Extract the whole listing as it stands. Do not include the pictures.

== Dataset content

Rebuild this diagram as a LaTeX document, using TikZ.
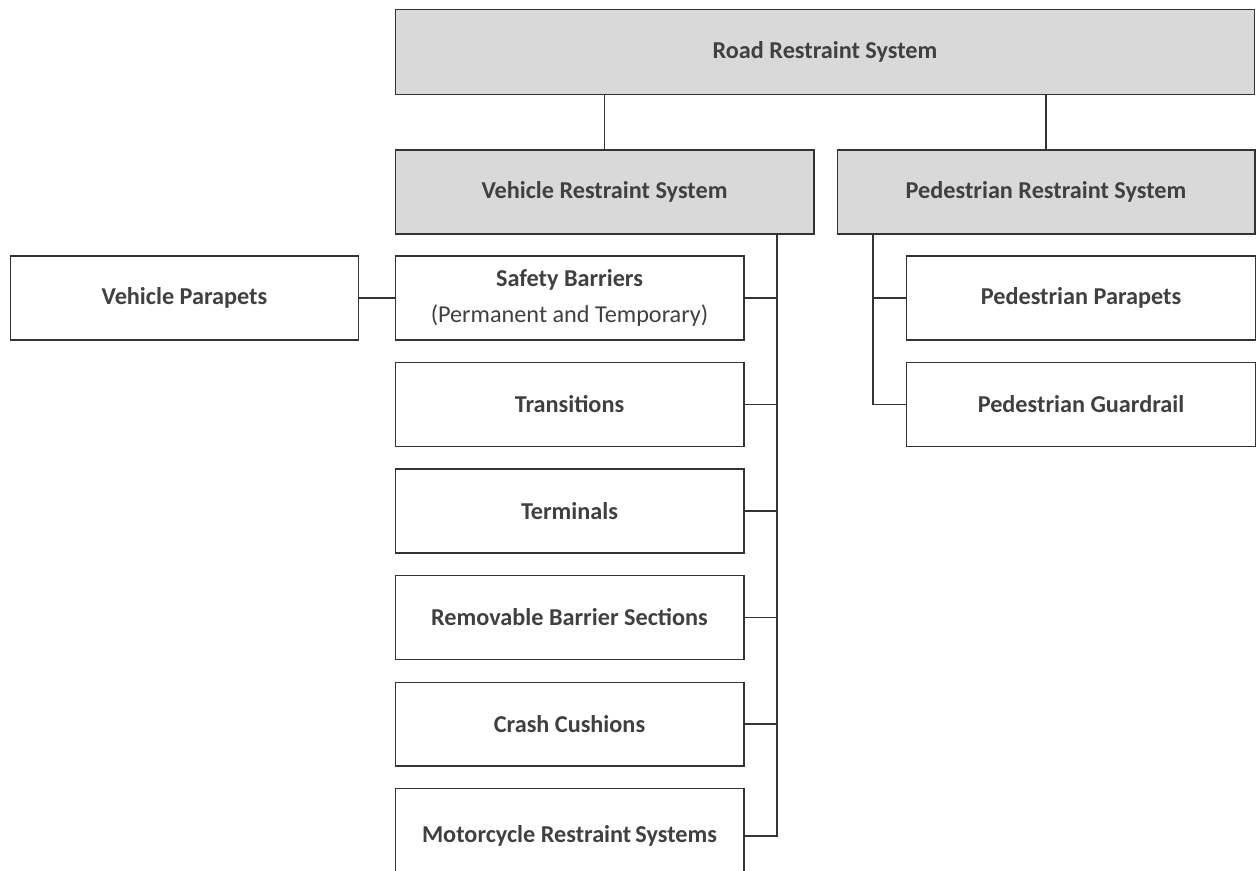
\documentclass[tikz,border=0pt]{standalone}
\usepackage{fontspec}
\setmainfont{Carlito}
\usepackage{xcolor}
\usetikzlibrary{positioning, calc}

\definecolor{boxgray}{HTML}{D9D9D9}
\definecolor{textgray}{HTML}{404040}

\begin{document}
\begin{tikzpicture}[
    x=0.02cm, y=-0.02cm,
    every node/.style={font=\fontsize{13.8}{20}\selectfont\bfseries, text=textgray},
    head/.style={draw=black!80, semithick, fill=boxgray, minimum height=1.7cm, align=center, inner sep=0pt},
    item/.style={draw=black!80, semithick, fill=white, minimum height=1.68cm, minimum width=6.98cm, align=center, inner sep=0pt},
    link/.style={draw=black!80, semithick},
  ]

  \useasboundingbox (0,0) rectangle (1256,870);
  \clip (0,0) rectangle (1256,870);

  % --- Headers ---
  \node[head, minimum width=17.2cm] (rrs) at (825,52) {Road Restraint System};
  \node[head, minimum width=8.38cm, minimum height=1.68cm] (vrs) at (604.5,192) {Vehicle Restraint System};
  \node[head, minimum width=8.36cm, minimum height=1.68cm] (prs) at (1046,192) {Pedestrian Restraint System};

  % --- Vehicle restraint items ---
  \node[item] (sb) at (569.5,298) {Safety Barriers\\{\mdseries (Permanent and Temporary)}};
  \node[item] (tr) at (569.5,404.5) {Transitions};
  \node[item] (te) at (569.5,511) {Terminals};
  \node[item] (rb) at (569.5,617.5) {Removable Barrier Sections};
  \node[item] (cc) at (569.5,724) {Crash Cushions};
  \node[item, minimum height=1.92cm] (mr) at (569.5,836) {Motorcycle Restraint\,Systems};
  \node[item] (vp) at (184.5,298) {Vehicle Parapets};

  % --- Pedestrian restraint items ---
  \node[item] (pp) at (1081,298) {Pedestrian Parapets};
  \node[item] (pg) at (1081,404.5) {Pedestrian Guardrail};

  % --- Spines ---
  \coordinate (vspine) at (777,234);
  \coordinate (pspine) at (873,234);

  % --- Connectors ---
  \draw[link] (rrs.south -| vrs) -- (vrs.north);
  \draw[link] (rrs.south -| prs) -- (prs.north);

  \draw[link] (vspine) |- (mr.east);
  \foreach \n in {sb, tr, te, rb, cc}
    \draw[link] (\n.east) -- (\n.east -| vspine);
  \draw[link] (vp.east) -- (sb.west);

  \draw[link] (pspine) |- (pg.west);
  \draw[link] (pp.west) -- (pp.west -| pspine);

\end{tikzpicture}
\end{document}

====

*Response to the task*.
Rebuild this diagram as a LaTeX document, using TikZ.
\documentclass[tikz,border=0pt]{standalone}
\usepackage{fontspec}
\setmainfont{Carlito}
\usepackage{xcolor}
\usetikzlibrary{positioning, calc}

\definecolor{boxgray}{HTML}{D9D9D9}
\definecolor{textgray}{HTML}{404040}

\begin{document}
\begin{tikzpicture}[
    x=0.02cm, y=-0.02cm,
    every node/.style={font=\fontsize{13.8}{20}\selectfont\bfseries, text=textgray},
    head/.style={draw=black!80, semithick, fill=boxgray, minimum height=1.7cm, align=center, inner sep=0pt},
    item/.style={draw=black!80, semithick, fill=white, minimum height=1.68cm, minimum width=6.98cm, align=center, inner sep=0pt},
    link/.style={draw=black!80, semithick},
  ]

  \useasboundingbox (0,0) rectangle (1256,870);
  \clip (0,0) rectangle (1256,870);

  % --- Headers ---
  \node[head, minimum width=17.2cm] (rrs) at (825,52) {Road Restraint System};
  \node[head, minimum width=8.38cm, minimum height=1.68cm] (vrs) at (604.5,192) {Vehicle Restraint System};
  \node[head, minimum width=8.36cm, minimum height=1.68cm] (prs) at (1046,192) {Pedestrian Restraint System};

  % --- Vehicle restraint items ---
  \node[item] (sb) at (569.5,298) {Safety Barriers\\{\mdseries (Permanent and Temporary)}};
  \node[item] (tr) at (569.5,404.5) {Transitions};
  \node[item] (te) at (569.5,511) {Terminals};
  \node[item] (rb) at (569.5,617.5) {Removable Barrier Sections};
  \node[item] (cc) at (569.5,724) {Crash Cushions};
  \node[item, minimum height=1.92cm] (mr) at (569.5,836) {Motorcycle Restraint\,Systems};
  \node[item] (vp) at (184.5,298) {Vehicle Parapets};

  % --- Pedestrian restraint items ---
  \node[item] (pp) at (1081,298) {Pedestrian Parapets};
  \node[item] (pg) at (1081,404.5) {Pedestrian Guardrail};

  % --- Spines ---
  \coordinate (vspine) at (777,234);
  \coordinate (pspine) at (873,234);

  % --- Connectors ---
  \draw[link] (rrs.south -| vrs) -- (vrs.north);
  \draw[link] (rrs.south -| prs) -- (prs.north);

  \draw[link] (vspine) |- (mr.east);
  \foreach \n in {sb, tr, te, rb, cc}
    \draw[link] (\n.east) -- (\n.east -| vspine);
  \draw[link] (vp.east) -- (sb.west);

  \draw[link] (pspine) |- (pg.west);
  \draw[link] (pp.west) -- (pp.west -| pspine);

\end{tikzpicture}
\end{document}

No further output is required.